WHAT THIS TASK INVOLVES:
Omit all images, then repeat exactly the lines below from the one containing "Reproduce this chart with Chart.js." through the one containing "document.getElementById('sub').textContent = advice;", both ends included.

SUPPLIED RECORDS:

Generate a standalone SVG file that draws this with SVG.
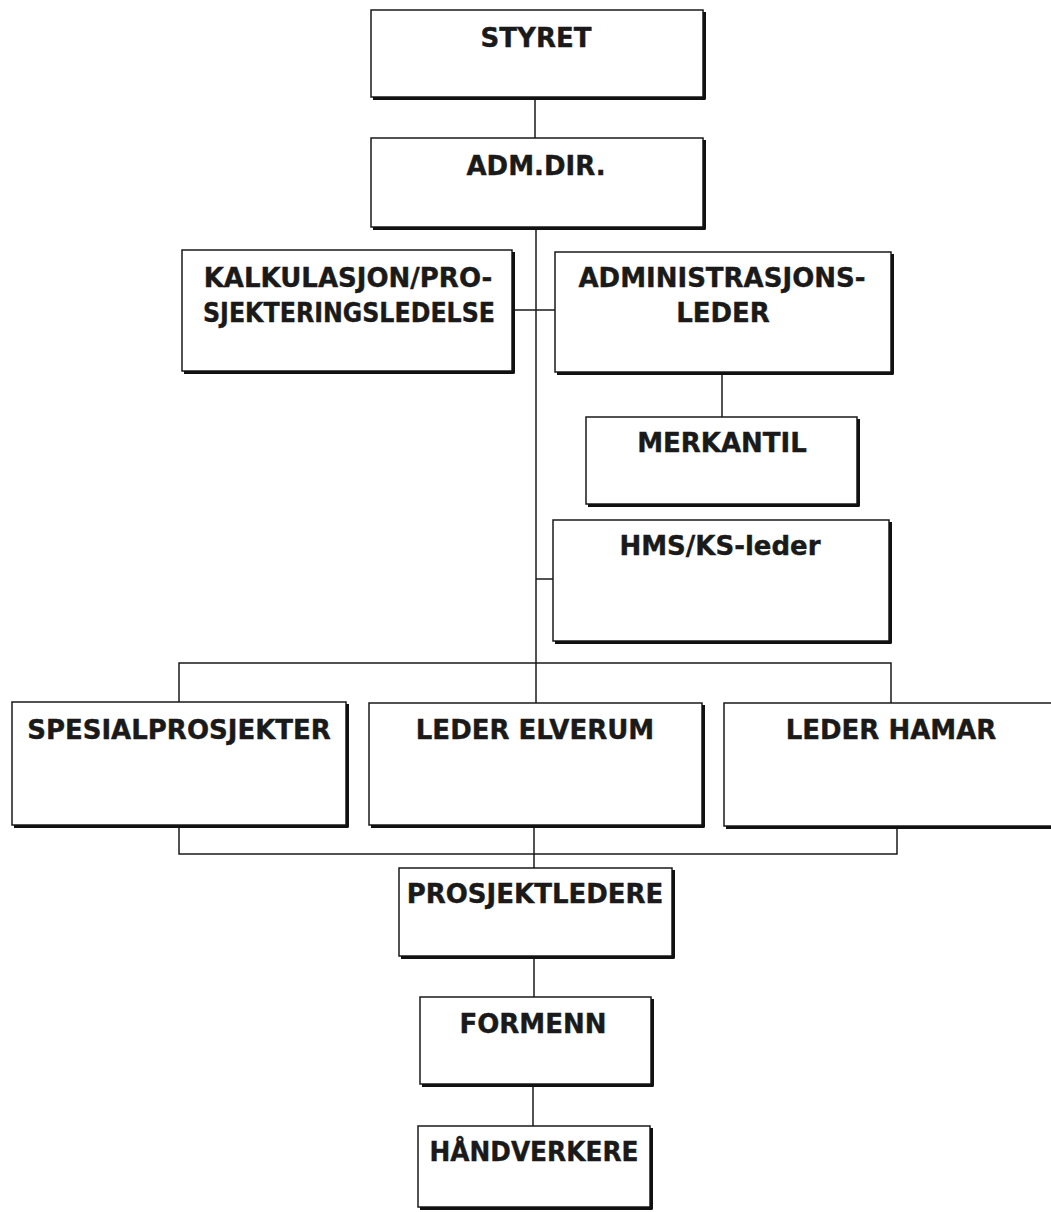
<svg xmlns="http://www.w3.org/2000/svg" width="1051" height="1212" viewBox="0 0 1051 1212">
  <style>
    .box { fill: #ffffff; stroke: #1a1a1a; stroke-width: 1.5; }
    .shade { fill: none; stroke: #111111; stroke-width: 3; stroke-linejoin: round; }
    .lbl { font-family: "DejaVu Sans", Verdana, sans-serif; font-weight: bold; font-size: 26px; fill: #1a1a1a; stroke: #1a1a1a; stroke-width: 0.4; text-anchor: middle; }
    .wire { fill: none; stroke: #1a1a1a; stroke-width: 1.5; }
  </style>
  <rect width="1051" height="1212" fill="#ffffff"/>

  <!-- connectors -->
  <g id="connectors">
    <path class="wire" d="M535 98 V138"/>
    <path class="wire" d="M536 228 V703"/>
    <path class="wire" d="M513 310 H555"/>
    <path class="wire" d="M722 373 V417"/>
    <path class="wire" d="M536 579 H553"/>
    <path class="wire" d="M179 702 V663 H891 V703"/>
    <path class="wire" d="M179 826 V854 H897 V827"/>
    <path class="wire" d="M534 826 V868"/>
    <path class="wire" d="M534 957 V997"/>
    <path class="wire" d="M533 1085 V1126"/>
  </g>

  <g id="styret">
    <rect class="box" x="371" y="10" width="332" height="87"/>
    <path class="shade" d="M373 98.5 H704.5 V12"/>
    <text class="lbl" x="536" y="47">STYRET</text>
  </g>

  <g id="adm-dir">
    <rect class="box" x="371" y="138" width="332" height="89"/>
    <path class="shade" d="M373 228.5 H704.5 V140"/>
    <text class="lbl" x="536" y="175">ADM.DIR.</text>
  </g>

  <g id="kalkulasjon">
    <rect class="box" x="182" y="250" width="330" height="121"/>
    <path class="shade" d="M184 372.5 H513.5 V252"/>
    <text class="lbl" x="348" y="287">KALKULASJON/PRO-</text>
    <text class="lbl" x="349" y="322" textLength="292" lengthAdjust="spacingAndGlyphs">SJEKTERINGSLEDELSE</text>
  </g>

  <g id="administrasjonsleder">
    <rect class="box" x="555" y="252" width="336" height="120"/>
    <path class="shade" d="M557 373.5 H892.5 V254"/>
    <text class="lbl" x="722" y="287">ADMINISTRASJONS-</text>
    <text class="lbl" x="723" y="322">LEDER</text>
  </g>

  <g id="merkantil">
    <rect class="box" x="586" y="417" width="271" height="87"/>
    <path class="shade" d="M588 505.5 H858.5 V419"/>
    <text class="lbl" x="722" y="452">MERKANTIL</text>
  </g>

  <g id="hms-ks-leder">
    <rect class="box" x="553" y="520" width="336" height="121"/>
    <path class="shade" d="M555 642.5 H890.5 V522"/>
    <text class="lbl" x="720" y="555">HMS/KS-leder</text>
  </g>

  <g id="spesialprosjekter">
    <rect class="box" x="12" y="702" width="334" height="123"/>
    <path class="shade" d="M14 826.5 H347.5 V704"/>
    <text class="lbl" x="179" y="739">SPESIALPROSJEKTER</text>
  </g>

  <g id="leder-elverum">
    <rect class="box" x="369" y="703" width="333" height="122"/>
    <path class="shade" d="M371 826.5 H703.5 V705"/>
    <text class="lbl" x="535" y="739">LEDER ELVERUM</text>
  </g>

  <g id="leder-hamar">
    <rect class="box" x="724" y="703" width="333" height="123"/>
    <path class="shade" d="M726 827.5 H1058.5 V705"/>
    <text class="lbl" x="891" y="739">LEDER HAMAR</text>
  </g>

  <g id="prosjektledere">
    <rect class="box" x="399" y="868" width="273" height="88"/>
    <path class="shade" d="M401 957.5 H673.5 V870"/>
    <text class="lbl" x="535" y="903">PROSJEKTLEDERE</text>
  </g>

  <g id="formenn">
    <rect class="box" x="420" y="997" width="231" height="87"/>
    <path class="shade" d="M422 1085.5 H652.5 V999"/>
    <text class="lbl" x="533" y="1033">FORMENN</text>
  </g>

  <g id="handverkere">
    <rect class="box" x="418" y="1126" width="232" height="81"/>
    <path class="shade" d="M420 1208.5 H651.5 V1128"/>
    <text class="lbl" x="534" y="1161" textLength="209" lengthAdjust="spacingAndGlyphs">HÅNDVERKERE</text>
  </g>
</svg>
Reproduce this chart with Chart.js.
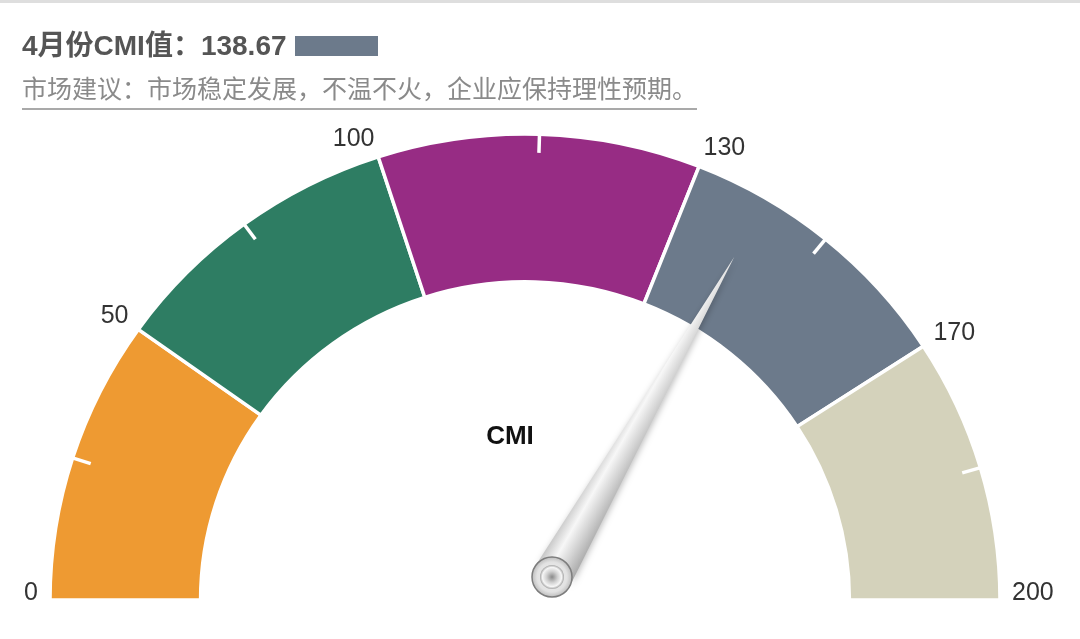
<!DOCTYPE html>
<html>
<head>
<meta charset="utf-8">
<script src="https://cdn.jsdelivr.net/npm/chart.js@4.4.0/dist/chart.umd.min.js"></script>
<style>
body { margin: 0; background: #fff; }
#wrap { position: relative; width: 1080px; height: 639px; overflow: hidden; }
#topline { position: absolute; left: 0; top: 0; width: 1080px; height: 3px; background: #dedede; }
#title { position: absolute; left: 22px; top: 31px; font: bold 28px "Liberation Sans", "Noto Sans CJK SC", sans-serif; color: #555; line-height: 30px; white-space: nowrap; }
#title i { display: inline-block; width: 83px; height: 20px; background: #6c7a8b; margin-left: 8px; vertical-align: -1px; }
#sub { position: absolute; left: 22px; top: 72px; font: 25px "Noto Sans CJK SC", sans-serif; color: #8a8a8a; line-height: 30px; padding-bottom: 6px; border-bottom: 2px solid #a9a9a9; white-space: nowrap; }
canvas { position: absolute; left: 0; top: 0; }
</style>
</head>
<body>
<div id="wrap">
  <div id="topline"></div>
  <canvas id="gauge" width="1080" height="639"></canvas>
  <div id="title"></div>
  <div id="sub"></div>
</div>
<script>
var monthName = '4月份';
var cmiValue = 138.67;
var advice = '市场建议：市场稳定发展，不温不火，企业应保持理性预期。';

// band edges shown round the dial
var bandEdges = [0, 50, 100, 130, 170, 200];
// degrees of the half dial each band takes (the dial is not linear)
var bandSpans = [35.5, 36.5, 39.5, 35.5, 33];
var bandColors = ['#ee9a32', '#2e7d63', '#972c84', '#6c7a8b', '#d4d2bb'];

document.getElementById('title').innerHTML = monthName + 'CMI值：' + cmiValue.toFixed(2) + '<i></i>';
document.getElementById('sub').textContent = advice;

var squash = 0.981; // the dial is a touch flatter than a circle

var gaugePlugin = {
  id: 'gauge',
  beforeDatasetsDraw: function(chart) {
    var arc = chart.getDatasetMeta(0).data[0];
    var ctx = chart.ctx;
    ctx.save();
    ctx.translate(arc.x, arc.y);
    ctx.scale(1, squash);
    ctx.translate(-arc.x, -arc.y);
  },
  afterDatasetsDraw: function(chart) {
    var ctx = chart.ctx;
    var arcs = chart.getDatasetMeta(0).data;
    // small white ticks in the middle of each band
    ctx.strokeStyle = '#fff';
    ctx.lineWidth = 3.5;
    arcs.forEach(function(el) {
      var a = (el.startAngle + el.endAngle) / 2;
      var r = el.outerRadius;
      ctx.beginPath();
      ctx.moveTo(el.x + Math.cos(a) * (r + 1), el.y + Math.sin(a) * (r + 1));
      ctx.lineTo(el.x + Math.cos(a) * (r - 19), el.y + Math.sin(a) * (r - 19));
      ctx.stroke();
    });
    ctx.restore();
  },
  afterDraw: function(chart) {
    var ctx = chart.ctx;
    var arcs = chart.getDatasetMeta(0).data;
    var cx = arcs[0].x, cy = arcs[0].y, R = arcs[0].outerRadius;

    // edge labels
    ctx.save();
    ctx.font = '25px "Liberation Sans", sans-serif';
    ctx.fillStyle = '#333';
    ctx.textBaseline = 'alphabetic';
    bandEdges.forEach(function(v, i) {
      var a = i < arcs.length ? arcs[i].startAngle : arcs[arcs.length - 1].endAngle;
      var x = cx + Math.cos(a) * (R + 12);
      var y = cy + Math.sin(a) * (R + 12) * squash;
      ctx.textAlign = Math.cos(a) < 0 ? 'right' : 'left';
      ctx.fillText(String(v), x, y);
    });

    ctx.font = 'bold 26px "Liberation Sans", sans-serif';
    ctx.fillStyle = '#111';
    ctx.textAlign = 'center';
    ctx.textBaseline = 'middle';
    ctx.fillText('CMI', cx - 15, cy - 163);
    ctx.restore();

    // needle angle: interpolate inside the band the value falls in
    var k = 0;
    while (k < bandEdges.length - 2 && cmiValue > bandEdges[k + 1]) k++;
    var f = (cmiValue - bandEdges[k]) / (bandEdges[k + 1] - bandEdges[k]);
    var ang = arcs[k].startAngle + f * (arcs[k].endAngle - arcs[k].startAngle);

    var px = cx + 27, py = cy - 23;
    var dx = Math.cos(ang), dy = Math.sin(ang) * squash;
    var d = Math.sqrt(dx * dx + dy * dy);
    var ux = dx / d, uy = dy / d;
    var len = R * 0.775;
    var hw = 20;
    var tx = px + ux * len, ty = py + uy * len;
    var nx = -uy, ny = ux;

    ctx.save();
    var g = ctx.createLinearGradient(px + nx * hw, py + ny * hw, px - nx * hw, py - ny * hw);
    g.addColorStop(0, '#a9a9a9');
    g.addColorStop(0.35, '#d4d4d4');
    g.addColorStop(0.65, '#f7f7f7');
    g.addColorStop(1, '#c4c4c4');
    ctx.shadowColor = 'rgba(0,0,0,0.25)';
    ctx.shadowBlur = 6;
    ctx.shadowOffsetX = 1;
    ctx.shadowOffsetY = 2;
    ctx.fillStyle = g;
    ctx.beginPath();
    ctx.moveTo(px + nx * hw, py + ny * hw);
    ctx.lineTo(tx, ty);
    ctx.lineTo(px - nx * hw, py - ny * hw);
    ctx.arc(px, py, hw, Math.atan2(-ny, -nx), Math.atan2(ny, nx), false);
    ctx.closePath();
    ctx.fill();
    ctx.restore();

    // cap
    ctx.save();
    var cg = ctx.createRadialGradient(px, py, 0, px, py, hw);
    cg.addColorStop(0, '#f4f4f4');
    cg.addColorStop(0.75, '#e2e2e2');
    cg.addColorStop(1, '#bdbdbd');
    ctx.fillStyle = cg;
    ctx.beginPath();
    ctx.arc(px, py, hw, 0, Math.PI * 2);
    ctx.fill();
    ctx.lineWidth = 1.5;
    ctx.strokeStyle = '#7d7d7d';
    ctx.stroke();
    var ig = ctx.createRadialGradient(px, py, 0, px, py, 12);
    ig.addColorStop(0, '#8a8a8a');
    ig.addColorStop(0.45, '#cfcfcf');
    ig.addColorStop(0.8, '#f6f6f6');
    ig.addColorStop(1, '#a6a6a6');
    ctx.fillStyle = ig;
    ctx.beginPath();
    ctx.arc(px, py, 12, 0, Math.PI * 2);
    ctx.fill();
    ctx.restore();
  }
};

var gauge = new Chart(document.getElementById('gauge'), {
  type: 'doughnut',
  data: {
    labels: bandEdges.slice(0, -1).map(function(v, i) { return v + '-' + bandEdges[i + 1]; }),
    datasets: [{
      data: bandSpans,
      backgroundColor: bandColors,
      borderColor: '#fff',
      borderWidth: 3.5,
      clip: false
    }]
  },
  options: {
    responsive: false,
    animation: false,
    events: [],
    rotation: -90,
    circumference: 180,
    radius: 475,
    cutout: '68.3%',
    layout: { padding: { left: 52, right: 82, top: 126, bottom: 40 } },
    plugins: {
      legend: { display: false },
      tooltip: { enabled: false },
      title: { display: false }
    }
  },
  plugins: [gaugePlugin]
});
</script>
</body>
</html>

ANSWER IN FULL:
Reproduce this chart with Chart.js.
<!DOCTYPE html>
<html>
<head>
<meta charset="utf-8">
<script src="https://cdn.jsdelivr.net/npm/chart.js@4.4.0/dist/chart.umd.min.js"></script>
<style>
body { margin: 0; background: #fff; }
#wrap { position: relative; width: 1080px; height: 639px; overflow: hidden; }
#topline { position: absolute; left: 0; top: 0; width: 1080px; height: 3px; background: #dedede; }
#title { position: absolute; left: 22px; top: 31px; font: bold 28px "Liberation Sans", "Noto Sans CJK SC", sans-serif; color: #555; line-height: 30px; white-space: nowrap; }
#title i { display: inline-block; width: 83px; height: 20px; background: #6c7a8b; margin-left: 8px; vertical-align: -1px; }
#sub { position: absolute; left: 22px; top: 72px; font: 25px "Noto Sans CJK SC", sans-serif; color: #8a8a8a; line-height: 30px; padding-bottom: 6px; border-bottom: 2px solid #a9a9a9; white-space: nowrap; }
canvas { position: absolute; left: 0; top: 0; }
</style>
</head>
<body>
<div id="wrap">
  <div id="topline"></div>
  <canvas id="gauge" width="1080" height="639"></canvas>
  <div id="title"></div>
  <div id="sub"></div>
</div>
<script>
var monthName = '4月份';
var cmiValue = 138.67;
var advice = '市场建议：市场稳定发展，不温不火，企业应保持理性预期。';

// band edges shown round the dial
var bandEdges = [0, 50, 100, 130, 170, 200];
// degrees of the half dial each band takes (the dial is not linear)
var bandSpans = [35.5, 36.5, 39.5, 35.5, 33];
var bandColors = ['#ee9a32', '#2e7d63', '#972c84', '#6c7a8b', '#d4d2bb'];

document.getElementById('title').innerHTML = monthName + 'CMI值：' + cmiValue.toFixed(2) + '<i></i>';
document.getElementById('sub').textContent = advice;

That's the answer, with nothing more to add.